Title - 'Moondog'
Artist - Katia Labèque / David Chalmin / Massimo Pupillo
For those not in the know, French pianist Katia Labèque (and her sister, Marielle) rose to international fame when their two-piano recording of Gershwin’s Rhapsody in Blue became one of the first classical albums to go gold.
David Chalmin is a French composer, producer, sound engineer and musician and also a member of the trio Triple Sun.
Massimo Pupillo is a bass and double bass player and composer best known for being the bassist of Zu.

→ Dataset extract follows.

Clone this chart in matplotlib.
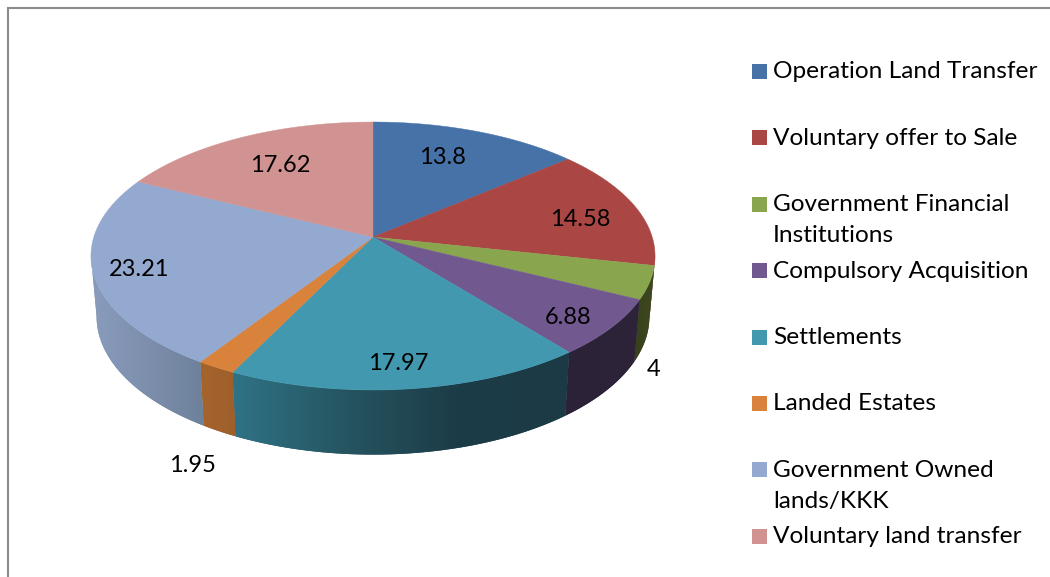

Lastly, Raphaël Séguinier began to focus on percussion at the age of 15, after four years of studying piano. He developed, throughout his international career, a personal style that has led him to play with numerous high profile bands and artists.
On Moondog (released via Deutsche Grammophon), they all come together to produce what it, quite easily, one of the finest classical works of art I have heard in the past decade.
1. 'Lullaby (2 West 46th Street)'
2. 'Oboe Round'
3. 'Bird's Lament'
4. 'All Is Loneliness'
5. 'Elf Dance'
6. 'Bumbo'
7. 'To A Sea Horse'
8. 'Tugboat Toccata'
9. 'New Amsterdam'
Manhattan in the Sixties. Every day, at the corner of 54th and Sixth, stood an imposing blind man with a druidic beard, dressed and helmeted like a Viking.
Every day, he played music with home-made percussion instruments and declaimed poems. A simple eccentric or picturesque figure?
No. Louis Thomas Hardin, called 'Moondog', was one of the true geniuses of his time. And even one of the geniuses of all time, prolific and visionary, capable of linking Bach, jazz and Amerindian rhythms, writing mini-symphonies, madrigals, piano pieces, highbrow makeshifts.
His art? A rare treasure accessible to all, as unique as it is universal. His life? A solitary odyssey strewn with encounters – from Philip Glass to Charlie Parker (to whom he dedicated Bird’s Lament, his best-known song), and from Leonard Bernstein to Stephan Eicher.
This extraordinary career ended in Germany, at the heart of this Europe where he always felt like a child in exile. As time went on, Moondog's admirers would include Igor Stravinsky, Arturo Toscanini, Paul Simon, Frank Zappa, Janis Joplin, John Zorn, Sophie Calle, Damon Albarn, Jarvis Cocker, Philippe Starck, Antony Hegarty, Riad Sattouf et al.
And so, what we have is Katia Labèque bringing forth a selection of pieces rearranged with the group Triple Sun (David Chalmin, Massimo Pupillo and Raphaël Séguinier) that are quite stunning in their arrangements.
These performances, both free and respectful, never lose sight of the author's quest for rigor and balance and demonstrate to what degree Moondog's music is also, quite simply, an appeal to constant motion.